All of the data that follows should be retyped exactly, please, except the pictures.

--- --- ---

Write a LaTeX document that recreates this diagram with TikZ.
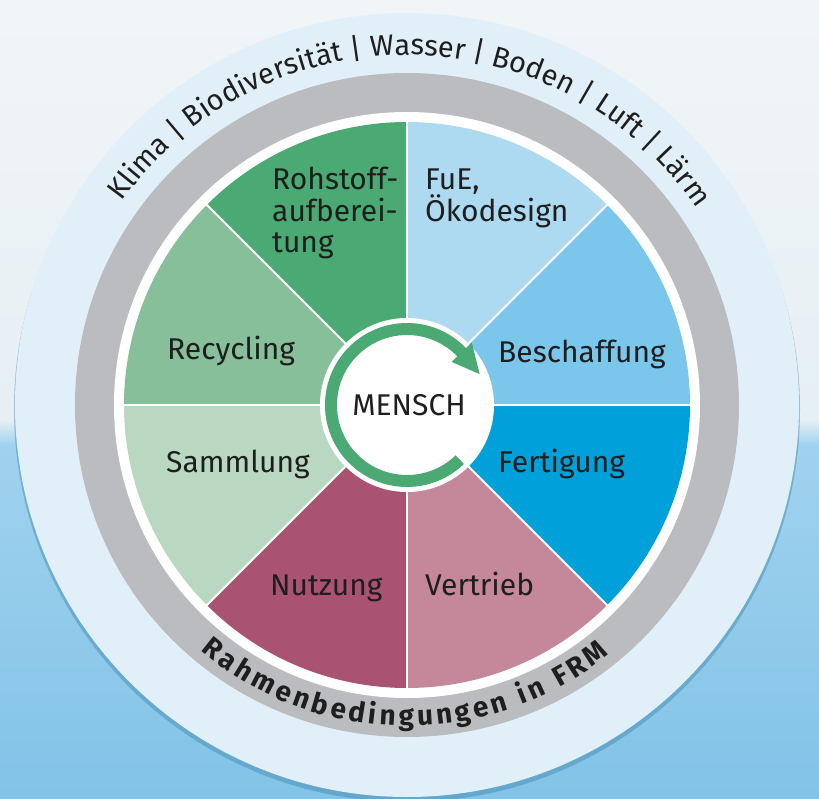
\documentclass[tikz,border=0pt]{standalone}
\usepackage{fontspec}
\setmainfont{Fira Sans}
\usetikzlibrary{decorations.text}
\definecolor{bgtop}{HTML}{F1F5F8}
\definecolor{bgmid}{HTML}{E6EFF4}
\definecolor{bgblue}{HTML}{A0D2EE}
\definecolor{bgblue2}{HTML}{82C3E7}
\definecolor{shadowc}{HTML}{3F86AE}
\definecolor{lightring}{HTML}{E1F0F8}
\definecolor{grayring}{HTML}{BBBCBF}
\definecolor{segRoh}{HTML}{4BAA74}
\definecolor{segRec}{HTML}{86BF99}
\definecolor{segSam}{HTML}{B8D8C1}
\definecolor{segNut}{HTML}{AA5272}
\definecolor{segVer}{HTML}{C4889A}
\definecolor{segFer}{HTML}{00A1DB}
\definecolor{segBes}{HTML}{7BC7EB}
\definecolor{segFuE}{HTML}{AEDAF1}
\definecolor{arrowgreen}{HTML}{4BAA74}
\definecolor{txt}{HTML}{1E1E1E}
\begin{document}
\begin{tikzpicture}[x=1pt,y=1pt,
  seglabel/.style={anchor=base west, inner sep=0pt, font=\fontsize{30}{32}\selectfont, text=txt},
  divider/.style={draw=white, line width=2pt}]
\useasboundingbox (-407,-393) rectangle (412,405);
% background
\shade[top color=bgtop, bottom color=bgmid] (-407,-15) rectangle (412,405);
\shade[top color=bgmid, bottom color=bgblue] (-407,-40) rectangle (412,-15);
\shade[top color=bgblue, bottom color=bgblue2] (-407,-393) rectangle (412,-40);
% shadow and rings
\fill[shadowc, opacity=0.45] (0,-4) circle[radius=393pt];
\fill[lightring] (0,0) circle[radius=392pt];
\fill[grayring] (0,0) circle[radius=332pt];
\fill[white] (0,0) circle[radius=293pt];
% segments
\foreach \a/\c in {90/segRoh,135/segRec,180/segSam,225/segNut,270/segVer,315/segFer,0/segBes,45/segFuE}
  \fill[\c] (0,0) -- (\a:283pt) arc[start angle=\a, end angle=\a+45, radius=283pt] -- cycle;
\foreach \a in {0,45,...,315}
  \draw[divider] (0,0) -- (\a:283.5pt);
% centre
\fill[white] (0,0) circle[radius=87pt];
\fill[arrowgreen] (43:82pt) arc[start angle=43, end angle=314, radius=82pt]
  -- (314:70pt) arc[start angle=314, end angle=43, radius=70pt] -- cycle;
\fill[arrowgreen] (44:62pt) -- (44:90pt) -- (23:79pt) -- cycle;
\node[inner sep=0pt, font=\fontsize{30}{32}\selectfont, text=txt] (mensch) at (2,0) {MENSCH};
% segment labels
\node[seglabel] (roh1) at (-135,215) {Rohstoff-};
\node[seglabel] (roh2) at (-135,183) {aufberei-};
\node[seglabel] (roh3) at (-135,152) {tung};
\node[seglabel] (fue1) at (18,215) {FuE,};
\node[seglabel] (fue2) at (18,183) {Ökodesign};
\node[seglabel] (rec) at (-240,46) {Recycling};
\node[seglabel] (bes) at (91,43) {Beschaffung};
\node[seglabel] (sam) at (-241,-67) {Sammlung};
\node[seglabel] (fer) at (91,-67) {Fertigung};
\node[seglabel] (nut) at (-137,-190) {Nutzung};
\node[seglabel] (ver) at (18,-190) {Vertrieb};
% outer arc text
\path[decorate, decoration={text along path, text format delimiters={[}{]},
   text={[\fontsize{29}{30}\selectfont]Klima | Biodiversität | Wasser | Boden | Luft | Lärm},
   text color=txt, text align={fit to path}}]
  (144.5:350pt) arc[start angle=144.5, end angle=36, radius=350pt];
% bottom arc text
\path[decorate, decoration={text along path, text format delimiters={[}{]},
   text={[\bfseries\fontsize{28}{30}\selectfont]Rahmenbedingungen in FRM},
   text color=txt, text align={fit to path}}]
  (230:321pt) arc[start angle=230, end angle=309, radius=321pt];
\end{tikzpicture}
\end{document}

--- --- ---

**Output for this task**
Write a LaTeX document that recreates this diagram with TikZ.
\documentclass[tikz,border=0pt]{standalone}
\usepackage{fontspec}
\setmainfont{Fira Sans}
\usetikzlibrary{decorations.text}
\definecolor{bgtop}{HTML}{F1F5F8}
\definecolor{bgmid}{HTML}{E6EFF4}
\definecolor{bgblue}{HTML}{A0D2EE}
\definecolor{bgblue2}{HTML}{82C3E7}
\definecolor{shadowc}{HTML}{3F86AE}
\definecolor{lightring}{HTML}{E1F0F8}
\definecolor{grayring}{HTML}{BBBCBF}
\definecolor{segRoh}{HTML}{4BAA74}
\definecolor{segRec}{HTML}{86BF99}
\definecolor{segSam}{HTML}{B8D8C1}
\definecolor{segNut}{HTML}{AA5272}
\definecolor{segVer}{HTML}{C4889A}
\definecolor{segFer}{HTML}{00A1DB}
\definecolor{segBes}{HTML}{7BC7EB}
\definecolor{segFuE}{HTML}{AEDAF1}
\definecolor{arrowgreen}{HTML}{4BAA74}
\definecolor{txt}{HTML}{1E1E1E}
\begin{document}
\begin{tikzpicture}[x=1pt,y=1pt,
  seglabel/.style={anchor=base west, inner sep=0pt, font=\fontsize{30}{32}\selectfont, text=txt},
  divider/.style={draw=white, line width=2pt}]
\useasboundingbox (-407,-393) rectangle (412,405);
% background
\shade[top color=bgtop, bottom color=bgmid] (-407,-15) rectangle (412,405);
\shade[top color=bgmid, bottom color=bgblue] (-407,-40) rectangle (412,-15);
\shade[top color=bgblue, bottom color=bgblue2] (-407,-393) rectangle (412,-40);
% shadow and rings
\fill[shadowc, opacity=0.45] (0,-4) circle[radius=393pt];
\fill[lightring] (0,0) circle[radius=392pt];
\fill[grayring] (0,0) circle[radius=332pt];
\fill[white] (0,0) circle[radius=293pt];
% segments
\foreach \a/\c in {90/segRoh,135/segRec,180/segSam,225/segNut,270/segVer,315/segFer,0/segBes,45/segFuE}
  \fill[\c] (0,0) -- (\a:283pt) arc[start angle=\a, end angle=\a+45, radius=283pt] -- cycle;
\foreach \a in {0,45,...,315}
  \draw[divider] (0,0) -- (\a:283.5pt);
% centre
\fill[white] (0,0) circle[radius=87pt];
\fill[arrowgreen] (43:82pt) arc[start angle=43, end angle=314, radius=82pt]
  -- (314:70pt) arc[start angle=314, end angle=43, radius=70pt] -- cycle;
\fill[arrowgreen] (44:62pt) -- (44:90pt) -- (23:79pt) -- cycle;
\node[inner sep=0pt, font=\fontsize{30}{32}\selectfont, text=txt] (mensch) at (2,0) {MENSCH};
% segment labels
\node[seglabel] (roh1) at (-135,215) {Rohstoff-};
\node[seglabel] (roh2) at (-135,183) {aufberei-};
\node[seglabel] (roh3) at (-135,152) {tung};
\node[seglabel] (fue1) at (18,215) {FuE,};
\node[seglabel] (fue2) at (18,183) {Ökodesign};
\node[seglabel] (rec) at (-240,46) {Recycling};
\node[seglabel] (bes) at (91,43) {Beschaffung};
\node[seglabel] (sam) at (-241,-67) {Sammlung};
\node[seglabel] (fer) at (91,-67) {Fertigung};
\node[seglabel] (nut) at (-137,-190) {Nutzung};
\node[seglabel] (ver) at (18,-190) {Vertrieb};
% outer arc text
\path[decorate, decoration={text along path, text format delimiters={[}{]},
   text={[\fontsize{29}{30}\selectfont]Klima | Biodiversität | Wasser | Boden | Luft | Lärm},
   text color=txt, text align={fit to path}}]
  (144.5:350pt) arc[start angle=144.5, end angle=36, radius=350pt];
% bottom arc text
\path[decorate, decoration={text along path, text format delimiters={[}{]},
   text={[\bfseries\fontsize{28}{30}\selectfont]Rahmenbedingungen in FRM},
   text color=txt, text align={fit to path}}]
  (230:321pt) arc[start angle=230, end angle=309, radius=321pt];
\end{tikzpicture}
\end{document}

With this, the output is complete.